▶ **INSTRUCTIONS FOR THE TASK**:
Which lines hold the word "this"? Copy each one.

☆ ☆ ☆ ☆ ☆ ☆ ☆

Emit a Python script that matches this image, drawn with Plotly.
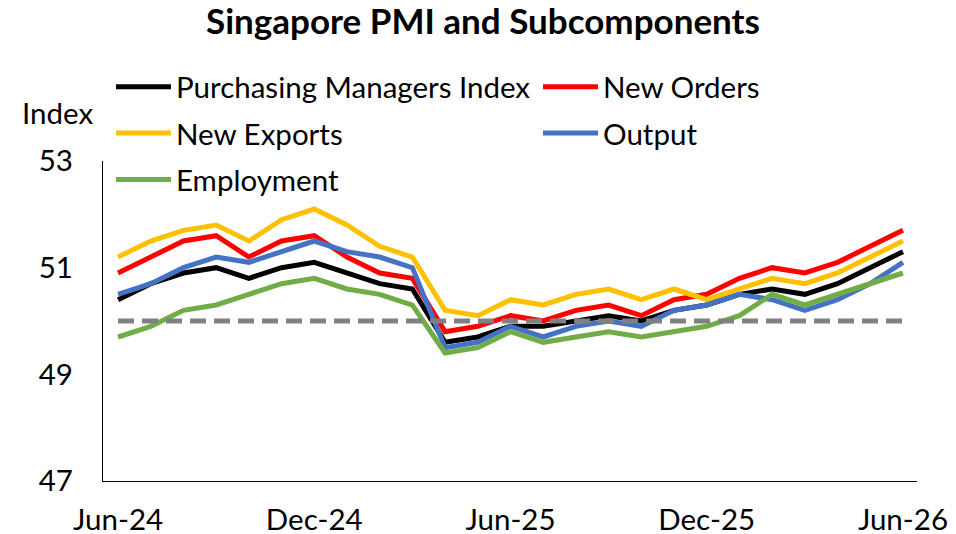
import plotly.graph_objects as go

months = ["Jun-24", "Jul-24", "Aug-24", "Sep-24", "Oct-24", "Nov-24", "Dec-24",
          "Jan-25", "Feb-25", "Mar-25", "Apr-25", "May-25", "Jun-25", "Jul-25",
          "Aug-25", "Sep-25", "Oct-25", "Nov-25", "Dec-25", "Jan-26", "Feb-26",
          "Mar-26", "Apr-26", "May-26", "Jun-26"]
tick_labels = ["Jun-24", "Dec-24", "Jun-25", "Dec-25", "Jun-26"]

pmi = [50.4, 50.7, 50.9, 51.0, 50.8, 51.0, 51.1, 50.9, 50.7, 50.6, 49.6, 49.7, 49.9,
       49.9, 50.0, 50.1, 50.0, 50.2, 50.3, 50.5, 50.6, 50.5, 50.7, 51.0, 51.3]
new_orders = [50.9, 51.2, 51.5, 51.6, 51.2, 51.5, 51.6, 51.2, 50.9, 50.8, 49.8, 49.9, 50.1,
              50.0, 50.2, 50.3, 50.1, 50.4, 50.5, 50.8, 51.0, 50.9, 51.1, 51.4, 51.7]
new_exports = [51.2, 51.5, 51.7, 51.8, 51.5, 51.9, 52.1, 51.8, 51.4, 51.2, 50.2, 50.1, 50.4,
               50.3, 50.5, 50.6, 50.4, 50.6, 50.4, 50.6, 50.8, 50.7, 50.9, 51.2, 51.5]
output = [50.5, 50.7, 51.0, 51.2, 51.1, 51.3, 51.5, 51.3, 51.2, 51.0, 49.5, 49.6, 49.9,
          49.7, 49.9, 50.0, 49.9, 50.2, 50.3, 50.5, 50.4, 50.2, 50.4, 50.7, 51.1]
employment = [49.7, 49.9, 50.2, 50.3, 50.5, 50.7, 50.8, 50.6, 50.5, 50.3, 49.4, 49.5, 49.8,
              49.6, 49.7, 49.8, 49.7, 49.8, 49.9, 50.1, 50.5, 50.3, 50.5, 50.7, 50.9]
threshold = [50.0] * len(months)

FONT = "Lato"
FS = 29.5
LW = 5

# page body has an 8px default margin: figure is sized to fill the rest of the window
W, H = 948, 526
PL, PT, PW, PH = 95, 153, 814, 320  # plot area in figure pixels

series = [
    ("Purchasing Managers Index", pmi, "#000000", "legend"),
    ("New Orders", new_orders, "#FF0000", "legend2"),
    ("New Exports", new_exports, "#FFC000", "legend"),
    ("Output", output, "#4472C4", "legend2"),
    ("Employment", employment, "#70AD47", "legend"),
]

fig = go.Figure()
for name, vals, color, leg in series:
    fig.add_trace(go.Scatter(
        x=months, y=vals, mode="lines", name=name, legend=leg, legendgroup=name,
        line=dict(color=color, width=LW),
    ))
fig.add_trace(go.Scatter(
    x=months, y=threshold, mode="lines", showlegend=False, hoverinfo="skip",
    line=dict(color="#808080", width=LW, dash="16px,8px"),
))

legend_common = dict(
    font=dict(family=FONT, size=FS, color="#000000"),
    bgcolor="rgba(0,0,0,0)", orientation="v", xanchor="left", yanchor="top",
    tracegroupgap=5, itemwidth=55, traceorder="grouped",
)

fig.update_layout(
    width=W, height=H,
    margin=dict(l=PL, r=W - PL - PW, t=PT, b=H - PT - PH, pad=0, autoexpand=False),
    paper_bgcolor="white", plot_bgcolor="white",
    font=dict(family=FONT, size=FS, color="#000000"),
    title=dict(text="<b>Singapore PMI and Subcomponents</b>", x=475 / W, xanchor="center",
               y=1 - 14 / H, yanchor="middle", yref="container",
               font=dict(family=FONT, size=35, color="#000000")),
    showlegend=True,
    legend=dict(x=8 / PW, y=1 + 100 / PH, **legend_common),
    legend2=dict(x=435 / PW, y=1 + 100 / PH, **legend_common),
    xaxis=dict(type="category", range=[-0.46, 24.43], tickmode="array",
               tickvals=tick_labels, ticktext=tick_labels, showgrid=False,
               showline=True, linecolor="#000000", linewidth=1.3, ticks="",
               ticklabelstandoff=12, zeroline=False, automargin=False,
               tickfont=dict(family=FONT, size=FS)),
    yaxis=dict(range=[47, 53], tickvals=[47, 49, 51, 53], showgrid=False,
               showline=True, linecolor="#000000", linewidth=1.3, ticks="",
               ticklabelstandoff=23, zeroline=False, automargin=False,
               tickfont=dict(family=FONT, size=FS)),
    annotations=[dict(text="Index", xref="paper", yref="paper", x=(57 - 103) / PW,
                      y=(481 - 112) / PH, xanchor="center", yanchor="middle",
                      showarrow=False, font=dict(family=FONT, size=FS))],
)

fig.write_html("out.html")
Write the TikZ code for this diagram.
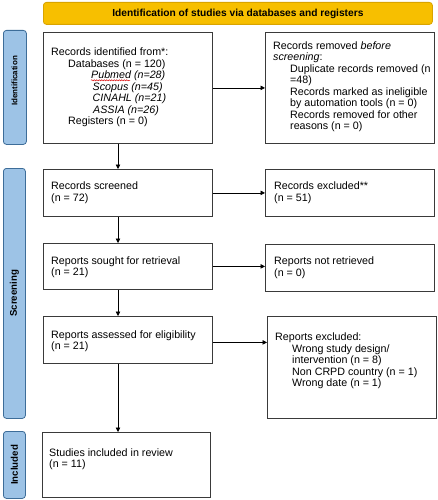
\documentclass[tikz,border=0pt]{standalone}
\usepackage{fontspec}
\setmainfont{Liberation Sans}
\usetikzlibrary{arrows.meta,calc,decorations.pathmorphing}
\definecolor{hdrfill}{HTML}{F7BF00}
\definecolor{hdrdraw}{HTML}{D9A400}
\definecolor{sidefill}{HTML}{9DC3E6}
\definecolor{sidedraw}{HTML}{3D6D99}
\definecolor{boxdraw}{HTML}{3A3A3A}
\tikzset{
  box/.style={draw=boxdraw,line width=0.8pt,anchor=north west,inner sep=0pt},
  txt/.style={anchor=north west,inner sep=0pt,align=left,font=\fontsize{10.7}{11.5}\selectfont},
  side/.style={draw=sidedraw,fill=sidefill,line width=0.8pt,rounded corners=3pt,anchor=north west,inner sep=0pt},
  sidetxt/.style={rotate=90,font=\bfseries\fontsize{9.7}{11}\selectfont,inner sep=0pt},
  arr/.style={draw=black,line width=0.7pt,-{Triangle[length=4.5pt,width=4.5pt]}}
}
\begin{document}
\begin{tikzpicture}[x=1pt,y=-1pt]
\useasboundingbox (0,0) rectangle (437,500);
% header
\node[draw=hdrdraw,fill=hdrfill,line width=0.8pt,rounded corners=3pt,anchor=north west,inner sep=0pt,
      minimum width=389pt,minimum height=22pt,font=\bfseries\fontsize{10.2}{12}\selectfont] (hdr) at (43,2)
      {Identification of studies via databases and registers};
% side labels
\node[side,minimum width=23pt,minimum height=114pt] (sid) at (3,30) {};
\node[sidetxt,font=\bfseries\fontsize{8}{10}\selectfont] (sidt) at (14.5,81) {Identification};
\node[side,minimum width=22pt,minimum height=250pt] (sscr) at (3,168) {};
\node[sidetxt] (sscrt) at (sscr.center) {Screening};
\node[side,minimum width=22pt,minimum height=67pt] (sinc) at (3,431) {};
\node[sidetxt] (sinct) at (sinc.center) {Included};
% boxes
\node[box,minimum width=169pt,minimum height=111pt] (b1) at (43,32) {};
\node[box,minimum width=169pt,minimum height=111pt] (b2) at (265,32) {};
\node[box,minimum width=169pt,minimum height=47pt] (b3) at (43,169) {};
\node[box,minimum width=169pt,minimum height=47pt] (b4) at (265,169) {};
\node[box,minimum width=169pt,minimum height=46pt] (b5) at (43,243) {};
\node[box,minimum width=169pt,minimum height=47pt] (b6) at (265,244) {};
\node[box,minimum width=169pt,minimum height=47pt] (b7) at (43,316) {};
\node[box,minimum width=169pt,minimum height=102pt] (b8) at (267,316) {};
\node[box,minimum width=168pt,minimum height=65pt] (b9) at (42,432) {};
% texts
\node[txt] (t1) at (51,47.9) {Records identified from*:\\
\hspace*{17pt}Databases (n = 120)\\
\hspace*{40pt}\textit{Pubmed (n=28)}\\
\hspace*{41.5pt}\textit{Scopus (n=45)}\\
\hspace*{41.5pt}\textit{CINAHL (n=21)}\\
\hspace*{42pt}\textit{ASSIA (n=26)}\\
\hspace*{17pt}Registers (n = 0)};
\draw[red!85!black,line width=0.5pt,decorate,decoration={snake,amplitude=0.6pt,segment length=2.5pt}] (91,80.3) -- (130,80.3);
\node[txt] (t2) at (273,41.2) {Records removed \textit{before}\\
\textit{screening}:\\
\hspace*{17pt}Duplicate records removed (n\\
\hspace*{17pt}=48)\\
\hspace*{17pt}Records marked as ineligible\\
\hspace*{17pt}by automation tools (n = 0)\\
\hspace*{17pt}Records removed for other\\
\hspace*{17pt}reasons (n = 0)};
\node[txt] (t3) at (51,181.9) {Records screened\\(n = 72)};
\node[txt] (t4) at (274,181.9) {Records excluded**\\(n = 51)};
\node[txt] (t5) at (51,256.2) {Reports sought for retrieval\\(n = 21)};
\node[txt] (t6) at (274,256.7) {Reports not retrieved\\(n = 0)};
\node[txt] (t7) at (51,330.2) {Reports assessed for eligibility\\(n = 21)};
\node[txt] (t8) at (275,332.9) {Reports excluded:\\
\hspace*{17pt}Wrong study design/\\
\hspace*{17pt}intervention (n = 8)\\
\hspace*{17pt}Non CRPD country (n = 1)\\
\hspace*{17pt}Wrong date (n = 1)};
\node[txt] (t9) at (49,448.2) {Studies included in review\\(n = 11)};
% connectors
\coordinate (col) at (118,0);
\draw[arr] (b1.east) -- (b2.west);
\draw[arr] (b3.east) -- (b4.west);
\draw[arr] (b5.east) -- (b5.east -| b6.west);
\draw[arr] ([yshift=-2.5pt]b7.east) -- ([yshift=-2.5pt]b7.east -| b8.west);
\draw[arr] (b1.south -| col) -- (b3.north -| col);
\draw[arr] (b3.south -| col) -- (b5.north -| col);
\draw[arr] (b5.south -| col) -- (b7.north -| col);
\draw[arr] (b7.south -| col) -- (b9.north -| col);
\end{tikzpicture}
\end{document}
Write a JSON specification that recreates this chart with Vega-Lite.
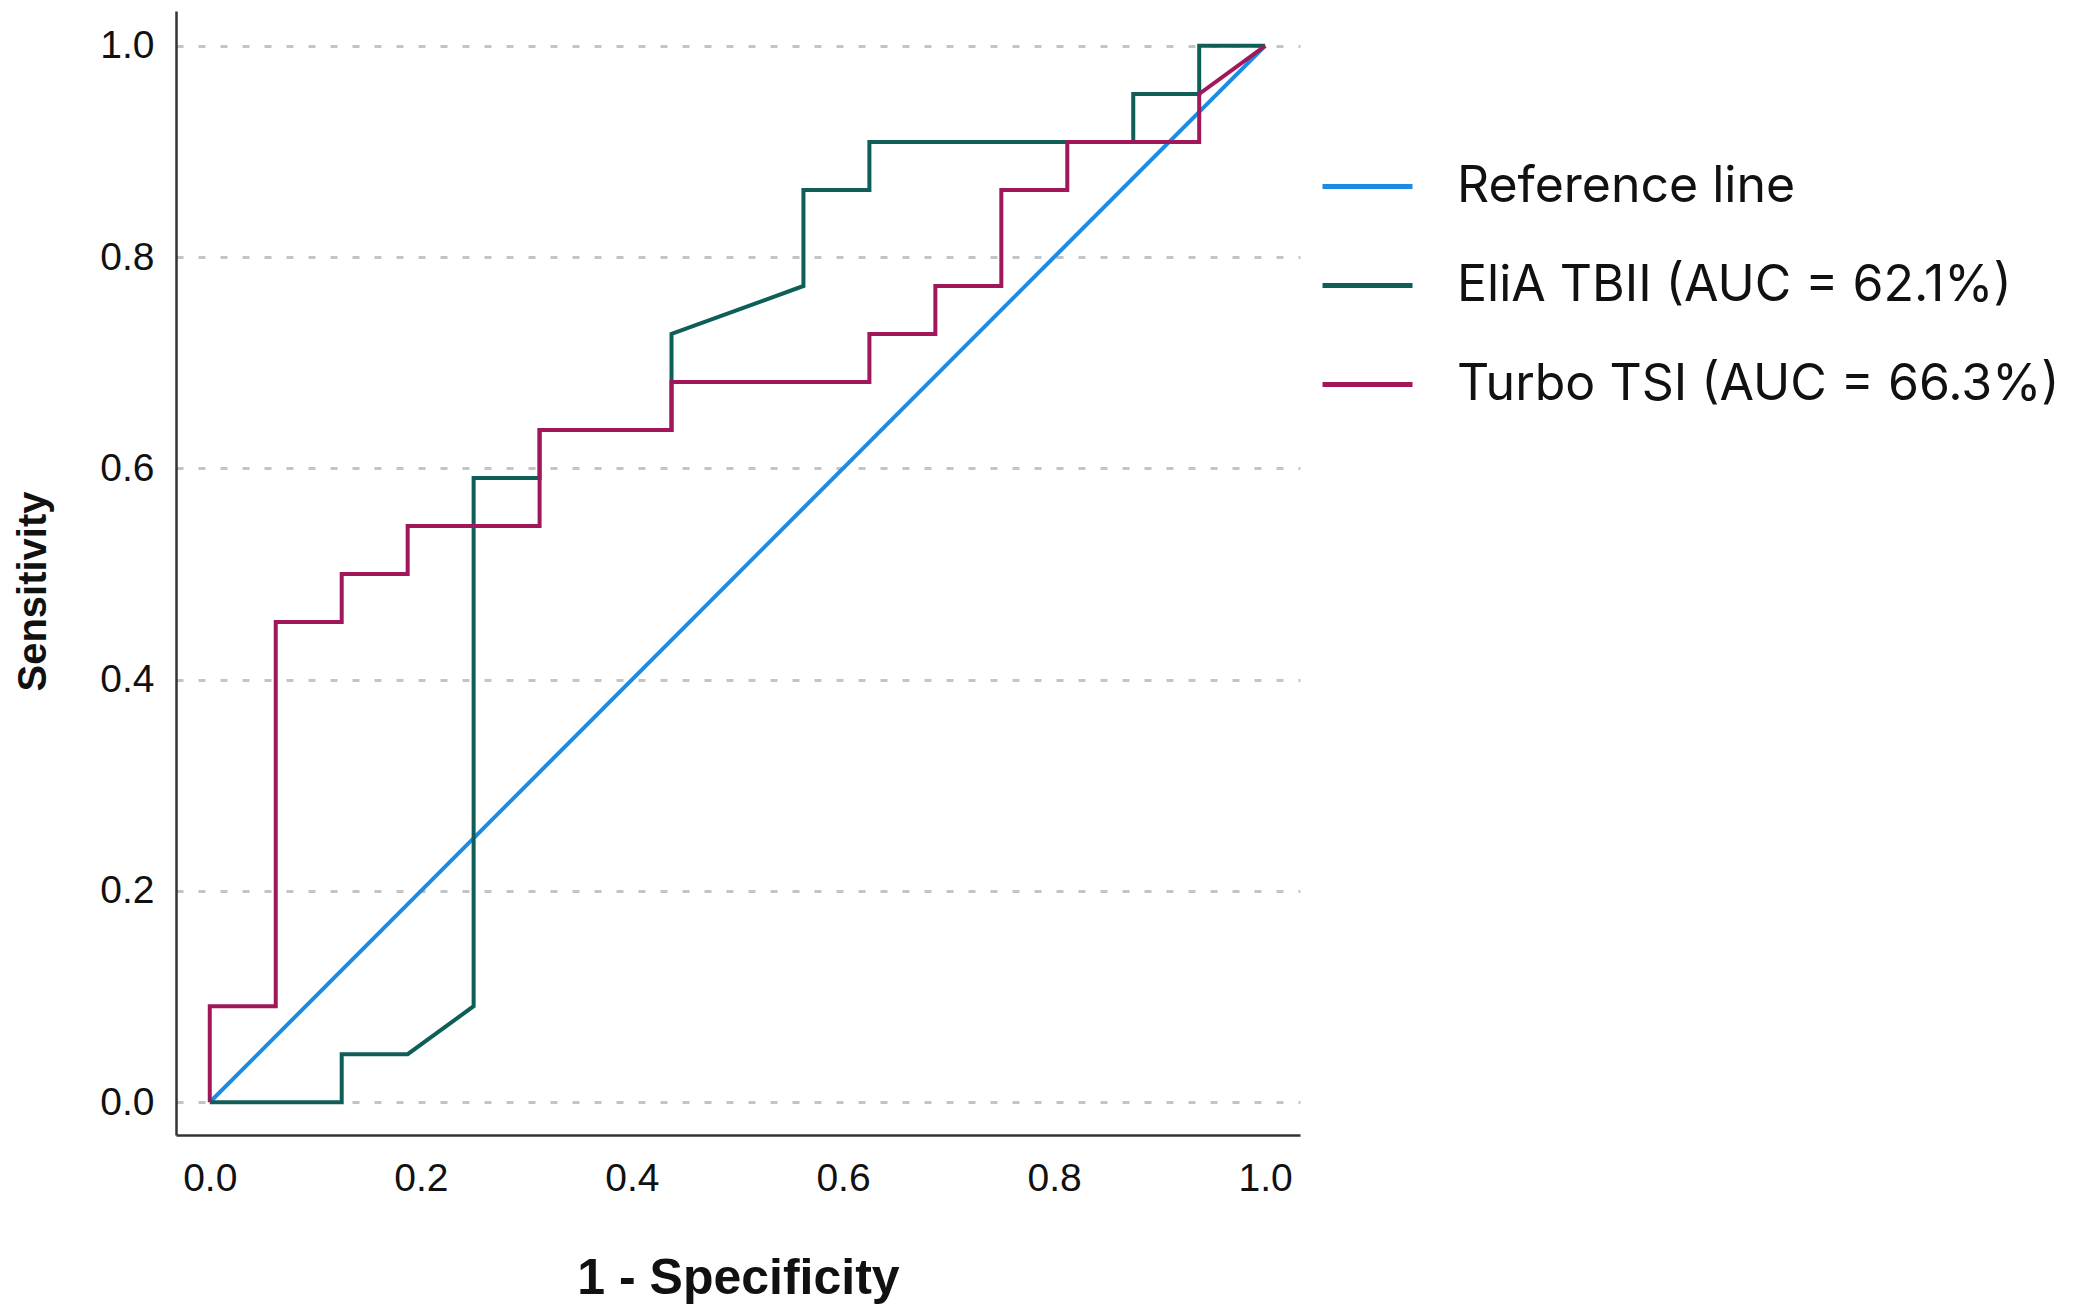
{
  "$schema": "https://vega.github.io/schema/vega-lite/v6.json",
  "width": 1124,
  "height": 1124,
  "autosize": {"type": "none"},
  "padding": {"left": 176, "top": 11, "right": 780, "bottom": 178},
  "background": "white",
  "config": {
    "view": {"stroke": null},
    "font": "Liberation Sans"
  },
  "data": {
    "values": [
      {"series": "Reference line", "i": 0, "fpr": 0, "tpr": 0},
      {"series": "Reference line", "i": 1, "fpr": 1, "tpr": 1},

      {"series": "EliA TBII (AUC = 62.1%)", "i": 0, "fpr": 0, "tpr": 0},
      {"series": "EliA TBII (AUC = 62.1%)", "i": 1, "fpr": 0.125, "tpr": 0},
      {"series": "EliA TBII (AUC = 62.1%)", "i": 2, "fpr": 0.125, "tpr": 0.0455},
      {"series": "EliA TBII (AUC = 62.1%)", "i": 3, "fpr": 0.1875, "tpr": 0.0455},
      {"series": "EliA TBII (AUC = 62.1%)", "i": 4, "fpr": 0.25, "tpr": 0.0909},
      {"series": "EliA TBII (AUC = 62.1%)", "i": 5, "fpr": 0.25, "tpr": 0.5909},
      {"series": "EliA TBII (AUC = 62.1%)", "i": 6, "fpr": 0.3125, "tpr": 0.5909},
      {"series": "EliA TBII (AUC = 62.1%)", "i": 7, "fpr": 0.3125, "tpr": 0.6364},
      {"series": "EliA TBII (AUC = 62.1%)", "i": 8, "fpr": 0.4375, "tpr": 0.6364},
      {"series": "EliA TBII (AUC = 62.1%)", "i": 9, "fpr": 0.4375, "tpr": 0.7273},
      {"series": "EliA TBII (AUC = 62.1%)", "i": 10, "fpr": 0.5625, "tpr": 0.7727},
      {"series": "EliA TBII (AUC = 62.1%)", "i": 11, "fpr": 0.5625, "tpr": 0.8636},
      {"series": "EliA TBII (AUC = 62.1%)", "i": 12, "fpr": 0.625, "tpr": 0.8636},
      {"series": "EliA TBII (AUC = 62.1%)", "i": 13, "fpr": 0.625, "tpr": 0.9091},
      {"series": "EliA TBII (AUC = 62.1%)", "i": 14, "fpr": 0.875, "tpr": 0.9091},
      {"series": "EliA TBII (AUC = 62.1%)", "i": 15, "fpr": 0.875, "tpr": 0.9545},
      {"series": "EliA TBII (AUC = 62.1%)", "i": 16, "fpr": 0.9375, "tpr": 0.9545},
      {"series": "EliA TBII (AUC = 62.1%)", "i": 17, "fpr": 0.9375, "tpr": 1},
      {"series": "EliA TBII (AUC = 62.1%)", "i": 18, "fpr": 1, "tpr": 1},

      {"series": "Turbo TSI (AUC = 66.3%)", "i": 0, "fpr": 0, "tpr": 0},
      {"series": "Turbo TSI (AUC = 66.3%)", "i": 1, "fpr": 0, "tpr": 0.0909},
      {"series": "Turbo TSI (AUC = 66.3%)", "i": 2, "fpr": 0.0625, "tpr": 0.0909},
      {"series": "Turbo TSI (AUC = 66.3%)", "i": 3, "fpr": 0.0625, "tpr": 0.4545},
      {"series": "Turbo TSI (AUC = 66.3%)", "i": 4, "fpr": 0.125, "tpr": 0.4545},
      {"series": "Turbo TSI (AUC = 66.3%)", "i": 5, "fpr": 0.125, "tpr": 0.5},
      {"series": "Turbo TSI (AUC = 66.3%)", "i": 6, "fpr": 0.1875, "tpr": 0.5},
      {"series": "Turbo TSI (AUC = 66.3%)", "i": 7, "fpr": 0.1875, "tpr": 0.5455},
      {"series": "Turbo TSI (AUC = 66.3%)", "i": 8, "fpr": 0.3125, "tpr": 0.5455},
      {"series": "Turbo TSI (AUC = 66.3%)", "i": 9, "fpr": 0.3125, "tpr": 0.6364},
      {"series": "Turbo TSI (AUC = 66.3%)", "i": 10, "fpr": 0.4375, "tpr": 0.6364},
      {"series": "Turbo TSI (AUC = 66.3%)", "i": 11, "fpr": 0.4375, "tpr": 0.6818},
      {"series": "Turbo TSI (AUC = 66.3%)", "i": 12, "fpr": 0.625, "tpr": 0.6818},
      {"series": "Turbo TSI (AUC = 66.3%)", "i": 13, "fpr": 0.625, "tpr": 0.7273},
      {"series": "Turbo TSI (AUC = 66.3%)", "i": 14, "fpr": 0.6875, "tpr": 0.7273},
      {"series": "Turbo TSI (AUC = 66.3%)", "i": 15, "fpr": 0.6875, "tpr": 0.7727},
      {"series": "Turbo TSI (AUC = 66.3%)", "i": 16, "fpr": 0.75, "tpr": 0.7727},
      {"series": "Turbo TSI (AUC = 66.3%)", "i": 17, "fpr": 0.75, "tpr": 0.8636},
      {"series": "Turbo TSI (AUC = 66.3%)", "i": 18, "fpr": 0.8125, "tpr": 0.8636},
      {"series": "Turbo TSI (AUC = 66.3%)", "i": 19, "fpr": 0.8125, "tpr": 0.9091},
      {"series": "Turbo TSI (AUC = 66.3%)", "i": 20, "fpr": 0.9375, "tpr": 0.9091},
      {"series": "Turbo TSI (AUC = 66.3%)", "i": 21, "fpr": 0.9375, "tpr": 0.9545},
      {"series": "Turbo TSI (AUC = 66.3%)", "i": 22, "fpr": 1, "tpr": 1}
    ]
  },
  "mark": {"type": "line", "strokeWidth": 4, "strokeJoin": "miter", "clip": false},
  "encoding": {
    "x": {
      "field": "fpr",
      "type": "quantitative",
      "scale": {"domain": [-0.032, 1.033], "nice": false, "zero": false},
      "axis": {
        "title": "1 - Specificity",
        "values": [0, 0.2, 0.4, 0.6, 0.8, 1.0],
        "format": ".1f",
        "grid": false,
        "ticks": false,
        "tickSize": 0,
        "domainColor": "#333333",
        "domainWidth": 2.5,
        "labelFont": "Liberation Sans",
        "labelFontSize": 39,
        "labelColor": "#111111",
        "labelPadding": 24,
        "titleFont": "Liberation Sans",
        "titleFontSize": 50,
        "titleFontWeight": "bold",
        "titleColor": "#111111",
        "titleBaseline": "alphabetic",
        "titleY": 158
      }
    },
    "y": {
      "field": "tpr",
      "type": "quantitative",
      "scale": {"domain": [-0.031, 1.033], "nice": false, "zero": false},
      "axis": {
        "title": "Sensitivity",
        "values": [0, 0.2, 0.4, 0.6, 0.8, 1.0],
        "format": ".1f",
        "grid": true,
        "gridColor": "#c4c4c4",
        "gridWidth": 3,
        "gridDash": [7, 15],
        "ticks": false,
        "tickSize": 0,
        "domainColor": "#333333",
        "domainWidth": 2.5,
        "labelFont": "Liberation Sans",
        "labelFontSize": 39,
        "labelColor": "#111111",
        "labelPadding": 22,
        "titleFont": "Liberation Sans",
        "titleFontSize": 40,
        "titleFontWeight": "bold",
        "titleColor": "#111111",
        "titleBaseline": "bottom",
        "titleX": -123,
        "titleY": 580
      }
    },
    "color": {
      "field": "series",
      "type": "nominal",
      "scale": {
        "domain": ["Reference line", "EliA TBII (AUC = 62.1%)", "Turbo TSI (AUC = 66.3%)"],
        "range": ["#1b8ce6", "#0f5e58", "#a0185a"]
      },
      "legend": {
        "title": null,
        "orient": "none",
        "legendX": 1144,
        "legendY": 128,
        "symbolType": "stroke",
        "symbolSize": 8100,
        "symbolStrokeWidth": 5,
        "labelFont": "Inter",
        "labelFontSize": 50,
        "labelColor": "#111111",
        "labelOffset": 42,
        "labelLimit": 0,
        "rowPadding": 26
      }
    },
    "order": {"field": "i", "type": "quantitative"}
  }
}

☆ ☆ ☆ ☆ ☆ ☆ ☆

▶ **PROBLEM SOLUTION**:
Emit a Python script that matches this image, drawn with Plotly.
Write the TikZ code for this diagram.
Write a JSON specification that recreates this chart with Vega-Lite.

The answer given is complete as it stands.